* _Exercise requirements_: Would you transcribe the listing that follows, character for character, and omit its images?

____

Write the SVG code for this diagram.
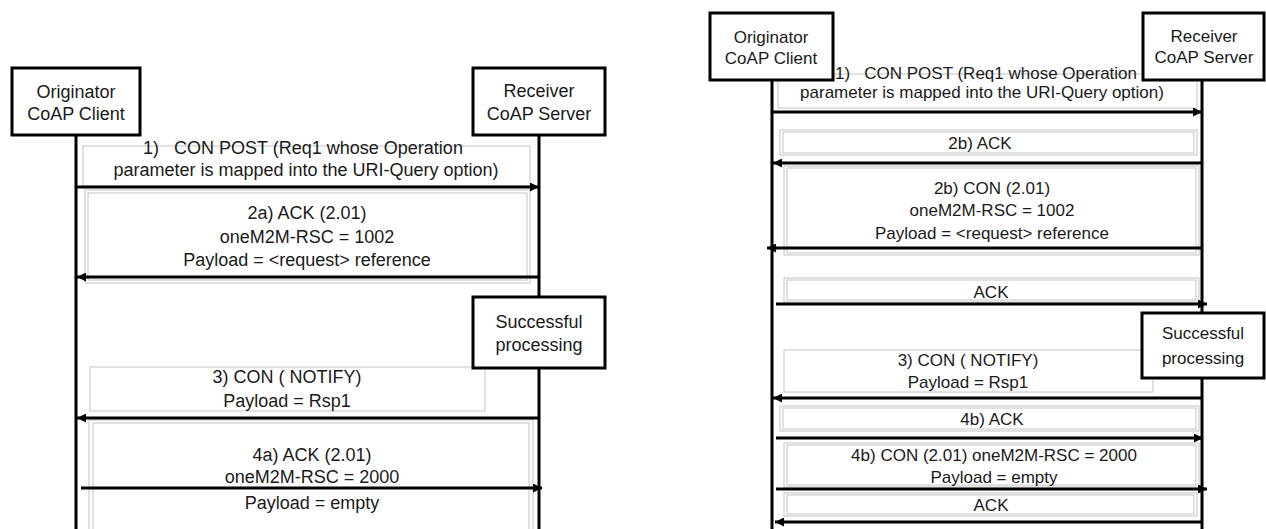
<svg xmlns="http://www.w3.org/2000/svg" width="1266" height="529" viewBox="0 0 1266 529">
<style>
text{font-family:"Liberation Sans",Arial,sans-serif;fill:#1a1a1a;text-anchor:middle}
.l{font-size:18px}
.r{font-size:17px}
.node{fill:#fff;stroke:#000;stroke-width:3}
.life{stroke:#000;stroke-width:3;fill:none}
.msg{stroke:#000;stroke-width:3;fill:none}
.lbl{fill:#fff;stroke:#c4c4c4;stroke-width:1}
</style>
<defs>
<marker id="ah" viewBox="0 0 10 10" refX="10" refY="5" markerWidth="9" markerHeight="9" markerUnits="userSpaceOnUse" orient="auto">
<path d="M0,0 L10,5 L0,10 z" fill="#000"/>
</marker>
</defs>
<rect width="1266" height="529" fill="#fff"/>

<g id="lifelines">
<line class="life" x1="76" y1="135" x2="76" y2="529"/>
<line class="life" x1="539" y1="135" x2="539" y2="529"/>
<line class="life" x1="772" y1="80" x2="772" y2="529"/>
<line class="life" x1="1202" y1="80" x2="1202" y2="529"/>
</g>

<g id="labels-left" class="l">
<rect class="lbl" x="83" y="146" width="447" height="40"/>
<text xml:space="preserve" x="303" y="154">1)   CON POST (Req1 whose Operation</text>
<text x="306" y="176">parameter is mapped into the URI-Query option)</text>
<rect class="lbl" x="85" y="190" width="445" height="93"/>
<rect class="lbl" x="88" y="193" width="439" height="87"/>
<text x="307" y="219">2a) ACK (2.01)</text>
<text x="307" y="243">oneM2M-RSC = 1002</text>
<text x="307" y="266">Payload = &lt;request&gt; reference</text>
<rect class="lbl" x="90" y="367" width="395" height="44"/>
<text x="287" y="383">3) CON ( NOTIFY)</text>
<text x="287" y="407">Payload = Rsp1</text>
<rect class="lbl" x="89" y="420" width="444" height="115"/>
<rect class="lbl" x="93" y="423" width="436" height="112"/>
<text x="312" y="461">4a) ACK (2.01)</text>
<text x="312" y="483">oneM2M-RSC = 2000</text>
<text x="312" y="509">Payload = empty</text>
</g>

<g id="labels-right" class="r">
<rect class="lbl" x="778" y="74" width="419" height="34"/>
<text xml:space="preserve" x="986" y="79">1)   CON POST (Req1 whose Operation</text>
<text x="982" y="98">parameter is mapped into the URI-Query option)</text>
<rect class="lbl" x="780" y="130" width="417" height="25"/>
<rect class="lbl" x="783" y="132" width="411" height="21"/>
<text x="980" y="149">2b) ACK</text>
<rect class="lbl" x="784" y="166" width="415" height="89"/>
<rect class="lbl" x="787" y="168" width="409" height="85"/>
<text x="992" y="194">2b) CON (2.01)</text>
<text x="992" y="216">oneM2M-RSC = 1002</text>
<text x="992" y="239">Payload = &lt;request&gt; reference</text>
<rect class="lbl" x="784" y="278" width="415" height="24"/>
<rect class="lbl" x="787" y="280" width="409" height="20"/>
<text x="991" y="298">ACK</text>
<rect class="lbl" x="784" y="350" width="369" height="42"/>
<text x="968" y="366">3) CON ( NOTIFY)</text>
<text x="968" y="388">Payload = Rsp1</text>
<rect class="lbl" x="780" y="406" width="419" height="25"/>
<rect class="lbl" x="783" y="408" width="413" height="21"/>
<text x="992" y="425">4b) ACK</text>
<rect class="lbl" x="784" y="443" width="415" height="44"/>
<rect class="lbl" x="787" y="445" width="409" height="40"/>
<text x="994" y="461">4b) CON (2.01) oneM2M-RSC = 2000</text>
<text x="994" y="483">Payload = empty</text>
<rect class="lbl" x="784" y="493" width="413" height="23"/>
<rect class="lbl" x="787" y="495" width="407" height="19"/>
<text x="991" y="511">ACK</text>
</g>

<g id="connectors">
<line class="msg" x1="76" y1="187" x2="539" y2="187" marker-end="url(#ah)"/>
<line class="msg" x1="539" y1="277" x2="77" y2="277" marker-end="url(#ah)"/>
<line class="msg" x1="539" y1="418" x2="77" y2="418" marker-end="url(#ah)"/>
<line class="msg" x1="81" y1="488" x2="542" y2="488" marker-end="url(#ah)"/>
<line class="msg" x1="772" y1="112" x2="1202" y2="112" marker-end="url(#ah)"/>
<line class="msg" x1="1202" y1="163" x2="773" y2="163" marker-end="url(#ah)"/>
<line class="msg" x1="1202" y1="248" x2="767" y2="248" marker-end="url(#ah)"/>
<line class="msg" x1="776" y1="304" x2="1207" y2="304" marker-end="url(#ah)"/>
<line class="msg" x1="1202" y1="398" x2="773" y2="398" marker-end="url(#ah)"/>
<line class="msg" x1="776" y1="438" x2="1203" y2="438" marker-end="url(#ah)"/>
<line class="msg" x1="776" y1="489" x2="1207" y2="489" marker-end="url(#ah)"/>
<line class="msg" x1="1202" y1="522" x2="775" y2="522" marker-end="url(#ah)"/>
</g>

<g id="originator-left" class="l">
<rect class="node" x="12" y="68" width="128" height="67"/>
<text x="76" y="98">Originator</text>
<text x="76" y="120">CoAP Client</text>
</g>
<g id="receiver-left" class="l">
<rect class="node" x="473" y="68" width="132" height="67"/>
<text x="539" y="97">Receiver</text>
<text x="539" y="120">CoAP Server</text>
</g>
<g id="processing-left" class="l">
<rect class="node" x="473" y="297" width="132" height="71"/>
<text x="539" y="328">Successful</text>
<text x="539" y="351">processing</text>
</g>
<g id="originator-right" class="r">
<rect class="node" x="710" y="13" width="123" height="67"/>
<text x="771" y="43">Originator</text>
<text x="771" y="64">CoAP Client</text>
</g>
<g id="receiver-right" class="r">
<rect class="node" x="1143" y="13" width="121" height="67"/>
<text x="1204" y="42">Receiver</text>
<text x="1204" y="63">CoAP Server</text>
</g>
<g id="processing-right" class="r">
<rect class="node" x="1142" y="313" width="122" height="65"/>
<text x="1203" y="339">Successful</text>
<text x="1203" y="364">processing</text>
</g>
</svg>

____

* _Response_:
Write the SVG code for this diagram.
<svg xmlns="http://www.w3.org/2000/svg" width="1266" height="529" viewBox="0 0 1266 529">
<style>
text{font-family:"Liberation Sans",Arial,sans-serif;fill:#1a1a1a;text-anchor:middle}
.l{font-size:18px}
.r{font-size:17px}
.node{fill:#fff;stroke:#000;stroke-width:3}
.life{stroke:#000;stroke-width:3;fill:none}
.msg{stroke:#000;stroke-width:3;fill:none}
.lbl{fill:#fff;stroke:#c4c4c4;stroke-width:1}
</style>
<defs>
<marker id="ah" viewBox="0 0 10 10" refX="10" refY="5" markerWidth="9" markerHeight="9" markerUnits="userSpaceOnUse" orient="auto">
<path d="M0,0 L10,5 L0,10 z" fill="#000"/>
</marker>
</defs>
<rect width="1266" height="529" fill="#fff"/>

<g id="lifelines">
<line class="life" x1="76" y1="135" x2="76" y2="529"/>
<line class="life" x1="539" y1="135" x2="539" y2="529"/>
<line class="life" x1="772" y1="80" x2="772" y2="529"/>
<line class="life" x1="1202" y1="80" x2="1202" y2="529"/>
</g>

<g id="labels-left" class="l">
<rect class="lbl" x="83" y="146" width="447" height="40"/>
<text xml:space="preserve" x="303" y="154">1)   CON POST (Req1 whose Operation</text>
<text x="306" y="176">parameter is mapped into the URI-Query option)</text>
<rect class="lbl" x="85" y="190" width="445" height="93"/>
<rect class="lbl" x="88" y="193" width="439" height="87"/>
<text x="307" y="219">2a) ACK (2.01)</text>
<text x="307" y="243">oneM2M-RSC = 1002</text>
<text x="307" y="266">Payload = &lt;request&gt; reference</text>
<rect class="lbl" x="90" y="367" width="395" height="44"/>
<text x="287" y="383">3) CON ( NOTIFY)</text>
<text x="287" y="407">Payload = Rsp1</text>
<rect class="lbl" x="89" y="420" width="444" height="115"/>
<rect class="lbl" x="93" y="423" width="436" height="112"/>
<text x="312" y="461">4a) ACK (2.01)</text>
<text x="312" y="483">oneM2M-RSC = 2000</text>
<text x="312" y="509">Payload = empty</text>
</g>

<g id="labels-right" class="r">
<rect class="lbl" x="778" y="74" width="419" height="34"/>
<text xml:space="preserve" x="986" y="79">1)   CON POST (Req1 whose Operation</text>
<text x="982" y="98">parameter is mapped into the URI-Query option)</text>
<rect class="lbl" x="780" y="130" width="417" height="25"/>
<rect class="lbl" x="783" y="132" width="411" height="21"/>
<text x="980" y="149">2b) ACK</text>
<rect class="lbl" x="784" y="166" width="415" height="89"/>
<rect class="lbl" x="787" y="168" width="409" height="85"/>
<text x="992" y="194">2b) CON (2.01)</text>
<text x="992" y="216">oneM2M-RSC = 1002</text>
<text x="992" y="239">Payload = &lt;request&gt; reference</text>
<rect class="lbl" x="784" y="278" width="415" height="24"/>
<rect class="lbl" x="787" y="280" width="409" height="20"/>
<text x="991" y="298">ACK</text>
<rect class="lbl" x="784" y="350" width="369" height="42"/>
<text x="968" y="366">3) CON ( NOTIFY)</text>
<text x="968" y="388">Payload = Rsp1</text>
<rect class="lbl" x="780" y="406" width="419" height="25"/>
<rect class="lbl" x="783" y="408" width="413" height="21"/>
<text x="992" y="425">4b) ACK</text>
<rect class="lbl" x="784" y="443" width="415" height="44"/>
<rect class="lbl" x="787" y="445" width="409" height="40"/>
<text x="994" y="461">4b) CON (2.01) oneM2M-RSC = 2000</text>
<text x="994" y="483">Payload = empty</text>
<rect class="lbl" x="784" y="493" width="413" height="23"/>
<rect class="lbl" x="787" y="495" width="407" height="19"/>
<text x="991" y="511">ACK</text>
</g>

<g id="connectors">
<line class="msg" x1="76" y1="187" x2="539" y2="187" marker-end="url(#ah)"/>
<line class="msg" x1="539" y1="277" x2="77" y2="277" marker-end="url(#ah)"/>
<line class="msg" x1="539" y1="418" x2="77" y2="418" marker-end="url(#ah)"/>
<line class="msg" x1="81" y1="488" x2="542" y2="488" marker-end="url(#ah)"/>
<line class="msg" x1="772" y1="112" x2="1202" y2="112" marker-end="url(#ah)"/>
<line class="msg" x1="1202" y1="163" x2="773" y2="163" marker-end="url(#ah)"/>
<line class="msg" x1="1202" y1="248" x2="767" y2="248" marker-end="url(#ah)"/>
<line class="msg" x1="776" y1="304" x2="1207" y2="304" marker-end="url(#ah)"/>
<line class="msg" x1="1202" y1="398" x2="773" y2="398" marker-end="url(#ah)"/>
<line class="msg" x1="776" y1="438" x2="1203" y2="438" marker-end="url(#ah)"/>
<line class="msg" x1="776" y1="489" x2="1207" y2="489" marker-end="url(#ah)"/>
<line class="msg" x1="1202" y1="522" x2="775" y2="522" marker-end="url(#ah)"/>
</g>

<g id="originator-left" class="l">
<rect class="node" x="12" y="68" width="128" height="67"/>
<text x="76" y="98">Originator</text>
<text x="76" y="120">CoAP Client</text>
</g>
<g id="receiver-left" class="l">
<rect class="node" x="473" y="68" width="132" height="67"/>
<text x="539" y="97">Receiver</text>
<text x="539" y="120">CoAP Server</text>
</g>
<g id="processing-left" class="l">
<rect class="node" x="473" y="297" width="132" height="71"/>
<text x="539" y="328">Successful</text>
<text x="539" y="351">processing</text>
</g>
<g id="originator-right" class="r">
<rect class="node" x="710" y="13" width="123" height="67"/>
<text x="771" y="43">Originator</text>
<text x="771" y="64">CoAP Client</text>
</g>
<g id="receiver-right" class="r">
<rect class="node" x="1143" y="13" width="121" height="67"/>
<text x="1204" y="42">Receiver</text>
<text x="1204" y="63">CoAP Server</text>
</g>
<g id="processing-right" class="r">
<rect class="node" x="1142" y="313" width="122" height="65"/>
<text x="1203" y="339">Successful</text>
<text x="1203" y="364">processing</text>
</g>
</svg>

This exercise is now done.